The difference is that when you merge, the version control history is not rewritten and the version control has sidepaths (branches). Rebase will relocate your commit to be the latest ones, thus rewrites the history but at the same time, keeps version control “clean” and linear. The difference can be hard to understand at first, but luckily there is git visualization tool by GitHub!

This is your first branching exercise (in visualization tool):

  1. Make a commit in master
  2. Create a new branch with a name that you come up
  3. Checkout the new branch
  4. Make a few commits (for some reason adds are not needed)
  5. Checkout master
  6. Make a few commits
  7. Merge/rebase new branch into master

Do this twice and try both merging and rebasing to see the difference.

Second exercise: complete first Introduction Sequence in this git practice environment. You can do others, too, but they go beyond the scope of this workshop.

Merge conflicts

Sometimes merging changes doesn’t go as planned. When multiple people change the same content and then try to push/merge, merge conflicts occur. This happens because the version control system cannot know which one is the correct content or if both are correct but incomplete. When a merge conflict occurs, someone (the one trying to push/merge changes later) has to decide which change is correct and fix the files manually or with a tool.
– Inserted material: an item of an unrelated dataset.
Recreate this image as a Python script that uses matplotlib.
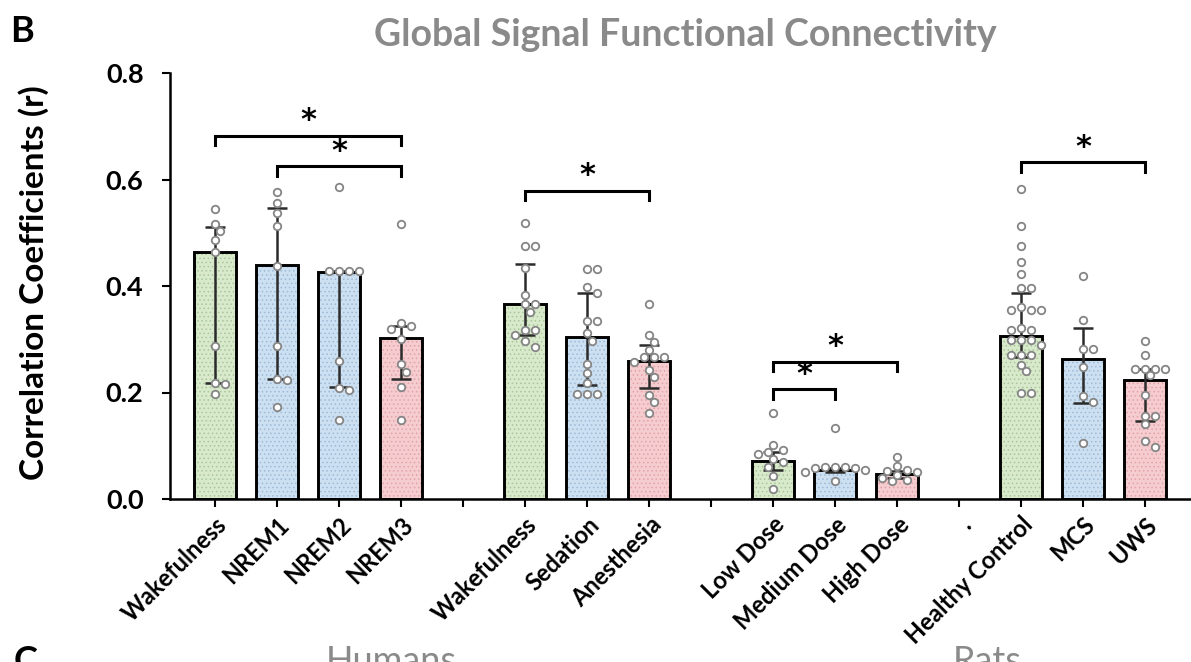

The file with a merge conflict shows where the conflict has occurred. Conflicted lines look like this:

When a merge conflict occurs
<<<<<<< HEAD
fix the issue manually.
=======
use a tool to resolve it.
>>>>>>> feature-branch

The line before ======= shows what was in the repository when you tried to pull. Line after it shows your changes. This can be manually resolved by simply removing the text that is invalid and also the lines that indicate the conflict.

Exercise: This time we will cause merge conflict on purpose so that you have experience in fixing it. If you’re working solo on a project it is very likely that you don’t encounter them, but when working in teams it is vital to know how to fix them. This is something you need to on your GitHub account and in the repository that you’ve already created.
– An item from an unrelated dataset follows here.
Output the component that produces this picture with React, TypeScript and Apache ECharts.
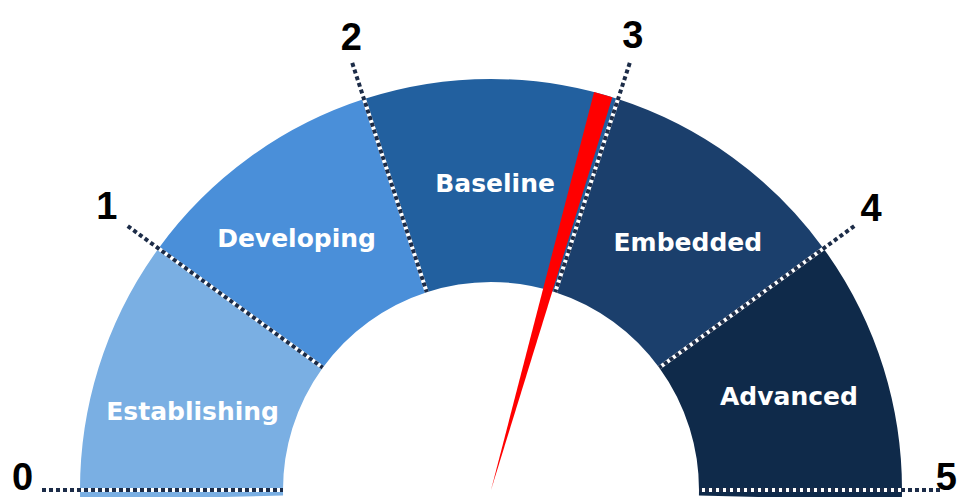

  1. Create a file to a repository if you don’t already have one. Write a line of text to it and push it to the remote repository.
  2. Clone a second copy of the repository on your computer. Now you will have the same repository twice.
  3. Change the file in both repositories and commit them. It is important that you change the text that you already wrote there.
  4. Push the changes from one local copy to remote.
  5. Change to other copy and pull the changes, you should now have a merge conflict!
  6. Fix it manually or using a tool!